The first important stage when analysing data is to perform data cleaning on the variables. This is essentially removing errors and outliers and tidying up the data. There are a number of reasons for doing this, such as:
- In analysis you want to run the strongest tests possible, so cleaning the data to remove outliers might make there a better chance of achieving normality, and thus allowing the potentially stronger test to be run
- To ensure the data is appropriate for conducting specific tests
- To ensure no loss of statistical power through outliers
- To remove any errors on the dataset (all datasets will have some degree of errors from the inputting stage making it easy to make mistakes)
- To promote the most accurate and reliable results possible from the data testing
Firstly, run frequency tables on the two scale variables to identify any outliers or errors.
The life satisfaction variable is fine as it only contains the values 0-10, which reflects the likert scale of that variable.
However, the relationship satisfaction variable has values 98 and 99 which are missing answers or potential errors. These need to be put as missing values.

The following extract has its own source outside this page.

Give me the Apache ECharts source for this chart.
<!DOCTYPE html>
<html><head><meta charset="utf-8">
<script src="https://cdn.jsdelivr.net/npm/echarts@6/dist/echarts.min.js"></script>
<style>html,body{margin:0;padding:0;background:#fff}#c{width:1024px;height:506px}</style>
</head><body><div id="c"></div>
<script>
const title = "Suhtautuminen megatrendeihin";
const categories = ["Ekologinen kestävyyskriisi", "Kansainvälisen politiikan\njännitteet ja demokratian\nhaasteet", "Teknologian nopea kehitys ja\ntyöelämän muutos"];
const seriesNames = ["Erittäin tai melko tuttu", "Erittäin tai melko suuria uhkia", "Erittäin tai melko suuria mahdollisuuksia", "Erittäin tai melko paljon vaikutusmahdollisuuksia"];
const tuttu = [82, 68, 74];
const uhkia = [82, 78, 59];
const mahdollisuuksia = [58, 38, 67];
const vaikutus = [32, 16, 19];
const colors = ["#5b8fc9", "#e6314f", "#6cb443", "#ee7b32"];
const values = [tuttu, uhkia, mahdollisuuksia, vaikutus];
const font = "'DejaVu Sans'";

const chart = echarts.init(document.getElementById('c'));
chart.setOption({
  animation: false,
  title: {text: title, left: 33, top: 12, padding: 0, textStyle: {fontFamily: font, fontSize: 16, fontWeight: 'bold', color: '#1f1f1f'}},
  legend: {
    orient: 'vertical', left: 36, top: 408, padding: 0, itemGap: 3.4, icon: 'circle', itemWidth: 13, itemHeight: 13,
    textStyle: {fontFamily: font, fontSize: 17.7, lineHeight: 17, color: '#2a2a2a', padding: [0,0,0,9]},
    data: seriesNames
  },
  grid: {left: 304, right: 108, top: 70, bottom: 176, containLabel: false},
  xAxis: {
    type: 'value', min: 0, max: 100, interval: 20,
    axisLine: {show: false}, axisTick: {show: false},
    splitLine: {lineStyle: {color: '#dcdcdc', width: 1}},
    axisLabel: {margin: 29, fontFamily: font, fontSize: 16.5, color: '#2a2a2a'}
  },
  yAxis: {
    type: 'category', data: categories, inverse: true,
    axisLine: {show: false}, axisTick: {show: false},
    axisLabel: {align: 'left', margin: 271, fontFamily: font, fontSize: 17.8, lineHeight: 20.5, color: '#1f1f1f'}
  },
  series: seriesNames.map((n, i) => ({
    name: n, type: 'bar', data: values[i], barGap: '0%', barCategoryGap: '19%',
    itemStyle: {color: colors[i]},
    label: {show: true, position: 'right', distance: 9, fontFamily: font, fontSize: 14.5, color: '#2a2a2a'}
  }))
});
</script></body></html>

Checking for the outliers in data view:
Click on the data view and find the relationship satisfaction variable. Right click on the name and click sort-descending.
The outliers 99 and 98 values appear at the top.
Inserting missing values in variable view:
We want to go back to variable view and go to the ‘Missing’ column. Click on the variable you want to enter missing values for and select discrete missing values.
Insert 98 and 99 and select OK.
Check with frequency table
TASK: Have a go at cleaning the data on the opinions and lifestyle survey, write down the variable name that needs cleaning, what needs cleaning from the variable and present before and after screenshots of the cleaned variable.